» **The problem**
Report every line from the material that contains the word "with".

» **Charts and diagrams as code**
-- Begin --

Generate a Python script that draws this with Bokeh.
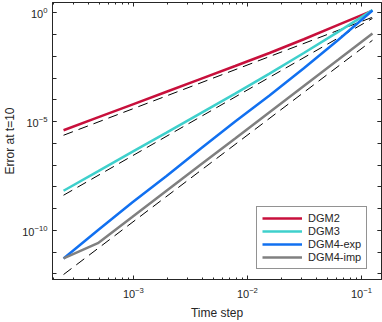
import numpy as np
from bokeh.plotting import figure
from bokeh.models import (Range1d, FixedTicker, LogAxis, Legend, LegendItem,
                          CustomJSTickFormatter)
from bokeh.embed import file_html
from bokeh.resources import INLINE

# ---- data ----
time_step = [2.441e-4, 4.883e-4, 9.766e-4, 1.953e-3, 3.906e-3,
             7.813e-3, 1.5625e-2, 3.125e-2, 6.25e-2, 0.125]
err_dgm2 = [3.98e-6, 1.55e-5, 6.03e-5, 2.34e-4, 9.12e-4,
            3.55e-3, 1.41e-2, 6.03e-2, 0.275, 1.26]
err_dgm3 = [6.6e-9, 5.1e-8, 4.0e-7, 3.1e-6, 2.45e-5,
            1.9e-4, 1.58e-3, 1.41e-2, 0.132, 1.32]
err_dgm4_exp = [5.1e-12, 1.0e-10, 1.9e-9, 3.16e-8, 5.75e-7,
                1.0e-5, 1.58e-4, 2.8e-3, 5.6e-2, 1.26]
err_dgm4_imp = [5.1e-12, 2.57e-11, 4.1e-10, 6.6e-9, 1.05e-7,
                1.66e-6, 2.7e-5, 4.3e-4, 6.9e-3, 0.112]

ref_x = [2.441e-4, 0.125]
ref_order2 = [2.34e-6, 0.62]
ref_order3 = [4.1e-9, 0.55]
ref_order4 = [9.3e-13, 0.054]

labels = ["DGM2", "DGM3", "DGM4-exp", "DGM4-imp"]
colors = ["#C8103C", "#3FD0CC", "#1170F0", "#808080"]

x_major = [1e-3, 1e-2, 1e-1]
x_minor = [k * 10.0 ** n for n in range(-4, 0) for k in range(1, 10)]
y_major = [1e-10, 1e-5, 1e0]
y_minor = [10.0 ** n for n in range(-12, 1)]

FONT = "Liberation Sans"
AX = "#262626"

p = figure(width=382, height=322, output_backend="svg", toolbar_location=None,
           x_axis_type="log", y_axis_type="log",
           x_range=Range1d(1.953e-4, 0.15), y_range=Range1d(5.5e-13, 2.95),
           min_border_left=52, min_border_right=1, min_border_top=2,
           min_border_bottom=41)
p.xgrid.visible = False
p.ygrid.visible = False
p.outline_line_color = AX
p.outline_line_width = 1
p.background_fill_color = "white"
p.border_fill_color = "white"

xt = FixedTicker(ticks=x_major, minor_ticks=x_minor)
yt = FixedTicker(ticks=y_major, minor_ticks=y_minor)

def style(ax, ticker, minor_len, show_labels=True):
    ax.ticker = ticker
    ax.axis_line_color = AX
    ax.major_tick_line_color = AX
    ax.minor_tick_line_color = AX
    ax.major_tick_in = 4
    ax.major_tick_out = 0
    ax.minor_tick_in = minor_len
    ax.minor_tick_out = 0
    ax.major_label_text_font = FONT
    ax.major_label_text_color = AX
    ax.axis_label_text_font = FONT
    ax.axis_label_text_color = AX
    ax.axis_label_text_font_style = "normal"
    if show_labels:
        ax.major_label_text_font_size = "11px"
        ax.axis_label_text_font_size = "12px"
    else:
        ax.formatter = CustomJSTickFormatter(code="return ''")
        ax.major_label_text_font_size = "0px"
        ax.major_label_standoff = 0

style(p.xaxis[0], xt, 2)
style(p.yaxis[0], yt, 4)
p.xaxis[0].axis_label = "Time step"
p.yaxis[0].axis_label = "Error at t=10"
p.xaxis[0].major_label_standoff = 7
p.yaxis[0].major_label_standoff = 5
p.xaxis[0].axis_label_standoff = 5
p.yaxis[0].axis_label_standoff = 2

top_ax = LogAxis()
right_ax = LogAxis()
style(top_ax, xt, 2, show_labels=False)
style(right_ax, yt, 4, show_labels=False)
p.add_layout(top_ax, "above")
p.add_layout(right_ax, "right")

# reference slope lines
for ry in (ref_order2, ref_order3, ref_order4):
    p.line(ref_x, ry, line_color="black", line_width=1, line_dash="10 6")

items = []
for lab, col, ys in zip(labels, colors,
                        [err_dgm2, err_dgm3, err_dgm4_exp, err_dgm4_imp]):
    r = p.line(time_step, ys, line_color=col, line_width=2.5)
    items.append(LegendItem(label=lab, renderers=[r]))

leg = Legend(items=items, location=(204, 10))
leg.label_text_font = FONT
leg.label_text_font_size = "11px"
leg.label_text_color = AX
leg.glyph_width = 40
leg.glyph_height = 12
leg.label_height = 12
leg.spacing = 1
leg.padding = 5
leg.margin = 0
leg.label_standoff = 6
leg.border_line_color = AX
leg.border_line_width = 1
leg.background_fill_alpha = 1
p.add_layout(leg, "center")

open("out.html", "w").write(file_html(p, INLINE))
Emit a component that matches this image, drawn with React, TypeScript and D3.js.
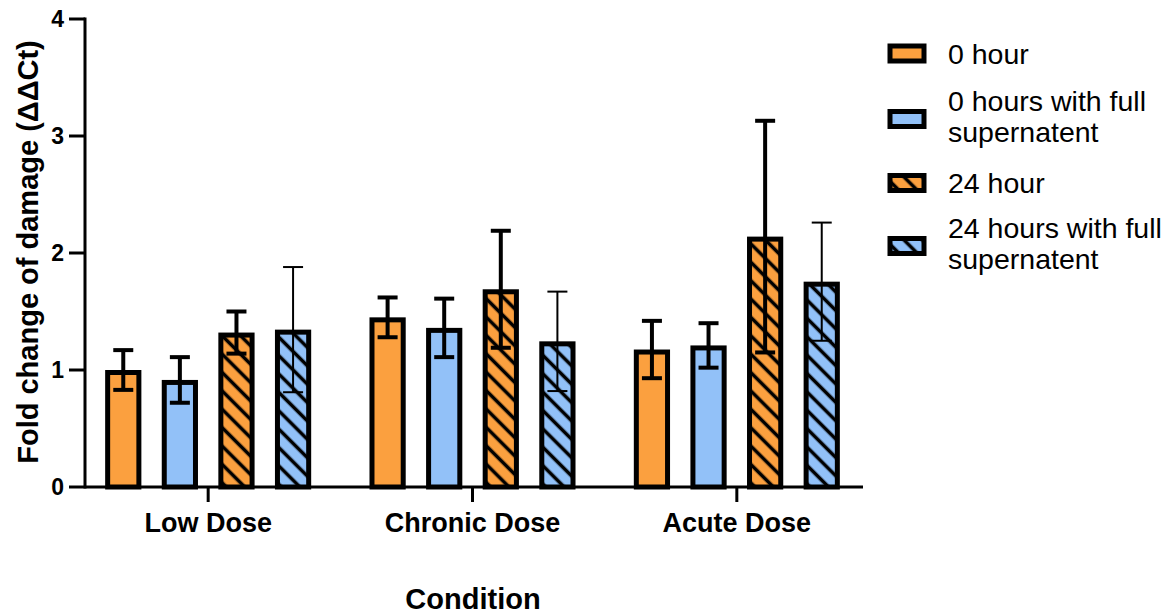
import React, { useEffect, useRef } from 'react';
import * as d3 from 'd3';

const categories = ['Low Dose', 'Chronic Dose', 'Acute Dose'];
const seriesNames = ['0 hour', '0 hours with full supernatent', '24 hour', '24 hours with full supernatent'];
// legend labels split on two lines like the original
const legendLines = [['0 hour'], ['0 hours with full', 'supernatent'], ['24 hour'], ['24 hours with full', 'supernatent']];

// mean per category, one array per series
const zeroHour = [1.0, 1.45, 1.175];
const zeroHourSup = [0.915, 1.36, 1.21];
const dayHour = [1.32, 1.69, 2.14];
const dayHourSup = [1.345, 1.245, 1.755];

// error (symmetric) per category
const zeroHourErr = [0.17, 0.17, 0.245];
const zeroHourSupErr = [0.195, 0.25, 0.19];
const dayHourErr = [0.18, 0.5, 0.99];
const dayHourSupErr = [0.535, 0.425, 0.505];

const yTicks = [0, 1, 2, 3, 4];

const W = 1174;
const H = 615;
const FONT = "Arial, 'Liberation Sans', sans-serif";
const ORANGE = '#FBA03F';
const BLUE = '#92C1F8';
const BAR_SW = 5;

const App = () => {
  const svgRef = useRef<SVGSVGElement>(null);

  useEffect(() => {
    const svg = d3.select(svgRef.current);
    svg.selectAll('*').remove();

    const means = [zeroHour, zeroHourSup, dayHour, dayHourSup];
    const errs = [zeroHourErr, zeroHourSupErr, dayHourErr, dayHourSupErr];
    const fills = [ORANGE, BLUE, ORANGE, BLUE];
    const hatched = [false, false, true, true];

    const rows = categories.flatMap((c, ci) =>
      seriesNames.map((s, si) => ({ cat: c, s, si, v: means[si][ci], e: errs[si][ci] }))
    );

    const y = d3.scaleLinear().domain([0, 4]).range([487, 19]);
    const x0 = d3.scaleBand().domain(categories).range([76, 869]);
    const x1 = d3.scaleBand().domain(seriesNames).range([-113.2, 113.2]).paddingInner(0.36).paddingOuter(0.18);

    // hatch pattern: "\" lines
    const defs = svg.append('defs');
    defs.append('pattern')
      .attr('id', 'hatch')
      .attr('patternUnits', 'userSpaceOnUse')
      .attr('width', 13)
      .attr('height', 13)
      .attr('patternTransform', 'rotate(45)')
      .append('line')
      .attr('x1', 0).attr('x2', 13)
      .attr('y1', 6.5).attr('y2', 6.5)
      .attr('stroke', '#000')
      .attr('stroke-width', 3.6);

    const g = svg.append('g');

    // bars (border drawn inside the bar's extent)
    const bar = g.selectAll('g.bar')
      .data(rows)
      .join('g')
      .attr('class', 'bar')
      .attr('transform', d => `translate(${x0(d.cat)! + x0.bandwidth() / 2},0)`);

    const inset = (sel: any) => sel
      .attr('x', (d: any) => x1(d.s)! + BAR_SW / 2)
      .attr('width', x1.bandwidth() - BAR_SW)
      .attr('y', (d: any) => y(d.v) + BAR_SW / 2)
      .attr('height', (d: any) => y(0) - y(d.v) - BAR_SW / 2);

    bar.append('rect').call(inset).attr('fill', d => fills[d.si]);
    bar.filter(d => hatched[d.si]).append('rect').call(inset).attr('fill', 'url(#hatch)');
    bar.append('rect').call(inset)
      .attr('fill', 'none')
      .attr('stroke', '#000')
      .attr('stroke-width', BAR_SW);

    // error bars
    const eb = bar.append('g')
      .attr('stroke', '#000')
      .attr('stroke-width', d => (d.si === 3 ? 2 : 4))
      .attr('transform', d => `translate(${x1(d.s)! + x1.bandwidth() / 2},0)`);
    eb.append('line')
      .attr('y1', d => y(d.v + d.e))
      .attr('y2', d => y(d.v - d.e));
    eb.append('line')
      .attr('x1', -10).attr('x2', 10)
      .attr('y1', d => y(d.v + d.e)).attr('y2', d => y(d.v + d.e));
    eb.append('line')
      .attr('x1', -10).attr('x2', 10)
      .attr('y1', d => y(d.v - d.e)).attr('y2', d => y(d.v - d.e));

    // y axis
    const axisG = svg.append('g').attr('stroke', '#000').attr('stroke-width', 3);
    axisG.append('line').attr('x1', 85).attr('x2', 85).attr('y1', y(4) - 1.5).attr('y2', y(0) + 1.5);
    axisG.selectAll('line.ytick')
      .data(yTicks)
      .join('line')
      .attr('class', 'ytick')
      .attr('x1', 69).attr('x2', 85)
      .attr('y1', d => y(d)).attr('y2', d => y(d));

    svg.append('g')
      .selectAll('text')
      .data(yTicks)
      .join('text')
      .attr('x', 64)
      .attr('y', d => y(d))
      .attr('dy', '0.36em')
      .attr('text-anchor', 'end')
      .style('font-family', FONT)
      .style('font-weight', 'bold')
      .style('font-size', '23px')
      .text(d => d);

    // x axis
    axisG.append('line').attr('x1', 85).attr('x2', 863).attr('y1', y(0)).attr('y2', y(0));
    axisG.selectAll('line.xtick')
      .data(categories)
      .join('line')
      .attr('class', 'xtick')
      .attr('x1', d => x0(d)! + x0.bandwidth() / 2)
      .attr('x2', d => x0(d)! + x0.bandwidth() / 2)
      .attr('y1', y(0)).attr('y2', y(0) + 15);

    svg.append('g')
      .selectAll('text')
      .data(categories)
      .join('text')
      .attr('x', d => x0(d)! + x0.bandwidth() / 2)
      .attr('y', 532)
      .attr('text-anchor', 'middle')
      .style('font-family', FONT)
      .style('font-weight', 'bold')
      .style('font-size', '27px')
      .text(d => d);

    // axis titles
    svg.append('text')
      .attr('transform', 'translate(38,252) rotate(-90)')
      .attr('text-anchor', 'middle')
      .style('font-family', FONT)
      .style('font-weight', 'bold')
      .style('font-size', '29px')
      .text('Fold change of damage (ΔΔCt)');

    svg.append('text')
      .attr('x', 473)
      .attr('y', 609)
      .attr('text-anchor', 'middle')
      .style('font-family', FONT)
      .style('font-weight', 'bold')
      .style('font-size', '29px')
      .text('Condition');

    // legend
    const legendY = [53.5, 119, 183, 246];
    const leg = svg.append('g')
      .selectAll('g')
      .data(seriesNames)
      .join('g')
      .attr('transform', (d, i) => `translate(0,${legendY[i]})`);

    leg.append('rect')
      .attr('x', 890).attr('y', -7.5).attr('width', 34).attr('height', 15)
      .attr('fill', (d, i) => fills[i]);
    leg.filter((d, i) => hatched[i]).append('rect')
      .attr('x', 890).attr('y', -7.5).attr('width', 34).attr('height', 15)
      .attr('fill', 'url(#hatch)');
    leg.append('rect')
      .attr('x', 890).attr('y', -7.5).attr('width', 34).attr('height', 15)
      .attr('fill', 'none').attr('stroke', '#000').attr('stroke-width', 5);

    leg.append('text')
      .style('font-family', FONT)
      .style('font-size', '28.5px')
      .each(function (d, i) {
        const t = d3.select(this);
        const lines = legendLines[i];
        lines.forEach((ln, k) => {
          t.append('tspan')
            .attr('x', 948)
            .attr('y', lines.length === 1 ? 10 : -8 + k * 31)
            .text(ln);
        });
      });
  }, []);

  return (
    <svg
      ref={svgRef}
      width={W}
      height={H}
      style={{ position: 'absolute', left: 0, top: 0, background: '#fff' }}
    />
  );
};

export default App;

-- End --

» **Solution for this exercise**
Generate a Python script that draws this with Bokeh.
Emit a component that matches this image, drawn with React, TypeScript and D3.js.
const seriesNames = ['0 hour', '0 hours with full supernatent', '24 hour', '24 hours with full supernatent'];
const legendLines = [['0 hour'], ['0 hours with full', 'supernatent'], ['24 hour'], ['24 hours with full', 'supernatent']];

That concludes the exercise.